El trabajo de nombrar

Ante la construcción de esta realidad, el trabajo de nombrar como violencia las prácticas sociales consideradas cotidianas o naturales, ha sido una acción política desarrollada a lo largo de los tiempos por los movimientos de mujeres y distintos activismos sociales, que han permitido producir nuevos discursos que visibilizan la problemática y la desprivatizan, para ubicarla en el ámbito de la política. Habilitar el lenguaje nos permite ver distinto.

A su vez, la acción de nombrar las violencias ha abierto la posibilidad de problematizar la realidad que viven las mujeres, de conceptualizar para comprender el entramado de exclusiones de las que son objeto y con todo ese acumulado, tomar acciones que conduzcan a la transformación sociocultural, simbólica y jurídica.

Y de la violencia institucional…

La capacidad de nombrar las violencias ha permitido que hechos como el feminicidio sea tipificado como delito; así mismo, que proyectos de ley como los que actualmente se están discutiendo y aprobando en el Congreso de la República, entre ellos, la Ley que prohíbe el matrimonio infantil o el proyecto sobre violencia vicaria sean posibles.

No obstante, que pasa cuando es el mismo Estado representado en sus instituciones quien ejerce violencia contra las mujeres, al no brindarles garantías y constituirse en parte estructural del problema. Ahí es donde se puede señalar claramente esa distancia entre los avances formales o de orden jurídico y la vida real.

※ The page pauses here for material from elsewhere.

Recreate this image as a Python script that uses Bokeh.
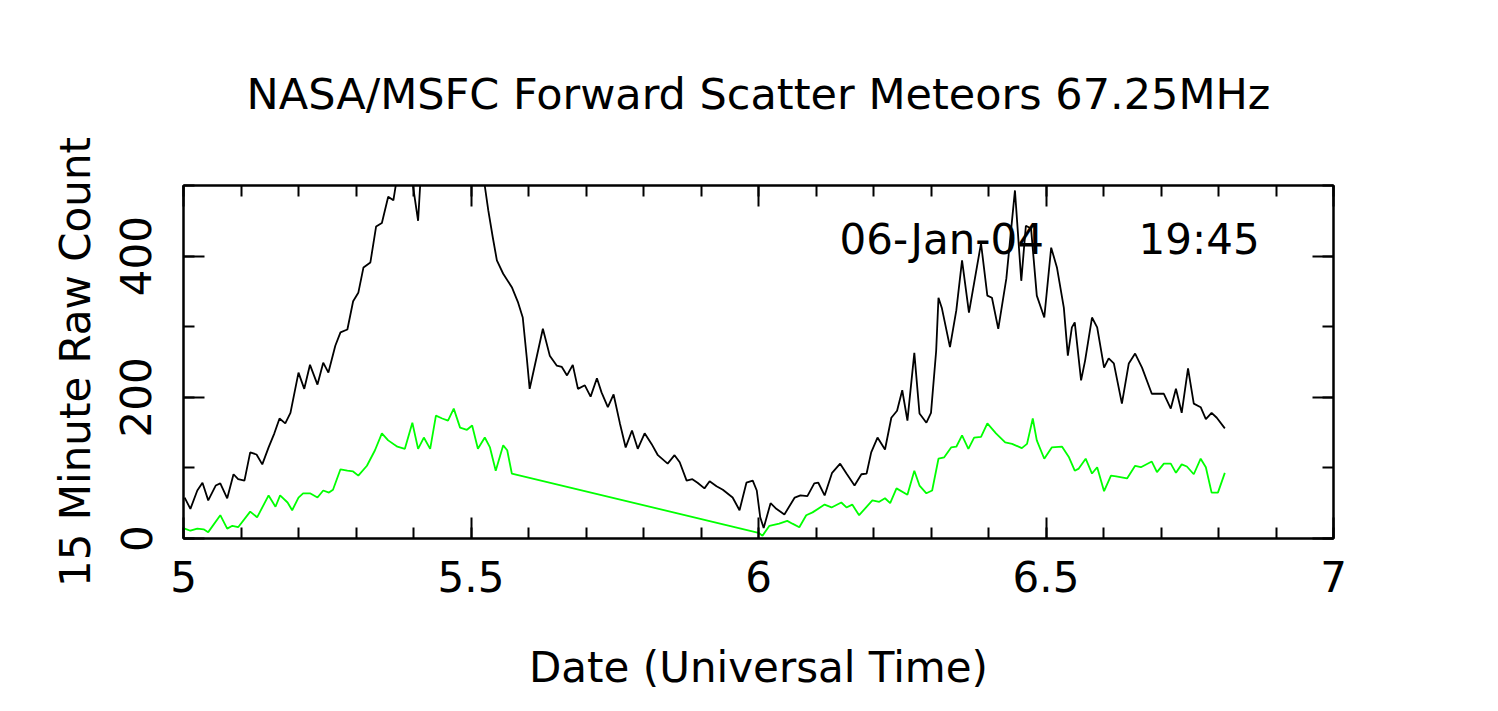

Y es que de la violencia institucional poco o nada se habla. Las campañas de sensibilización, por ejemplo, en buena parte se orientan a socializar y hacer pedagogía dirigida a mujeres víctimas, poblaciones focalizadas o funcionarios/as públicos/as, acerca de las rutas de atención en referencia a las tipologías identificadas por la Ley 1257 de 2008: violencia física, psicológica, sexual y patrimonial.

Un ejercicio necesario y relevante, pero que lamentablemente conlleva a un mínimo impacto cuando prácticas como el silencio institucional, la omisión, negligencia, revictimización o el desgaste en los procesos de acceso a los derechos de niñas, adolescentes y mujeres, son una práctica constante por parte de autoridades y servidores encargados/as de avanzar en la prevención, atención, sanción y abordaje integral, encaminado a la erradicación de las violencias.

Sara Ahmed describe en su libro sobre la denuncia, cómo estos comportamientos propios de la violencia institucional obedecen a lo que ha denominado como lo no performativo, entendido como todos los actos del habla institucional que no hacen efectivo eso que nombran. Nuevamente aparece  la distancia entre lo que se supone debería ocurrir de acuerdo a lo nombrado en los procedimientos, rutas o políticas públicas en temas de género y lo que le termina sucediendo a las mujeres en su relación con el Estado.

Si la violencia institucional es parte intrínseca de la perpetuación de las violencias contra las mujeres algo tendrá que hacerse. Empezar por un ejercicio autocrítico y de reconocimiento de esta realidad pueden ser los primeros pasos para derrumbar los muros de resistencia e indiferencia que sostienen parte de los cimientos construidos por el Estado y la sociedad en contra de las mujeres.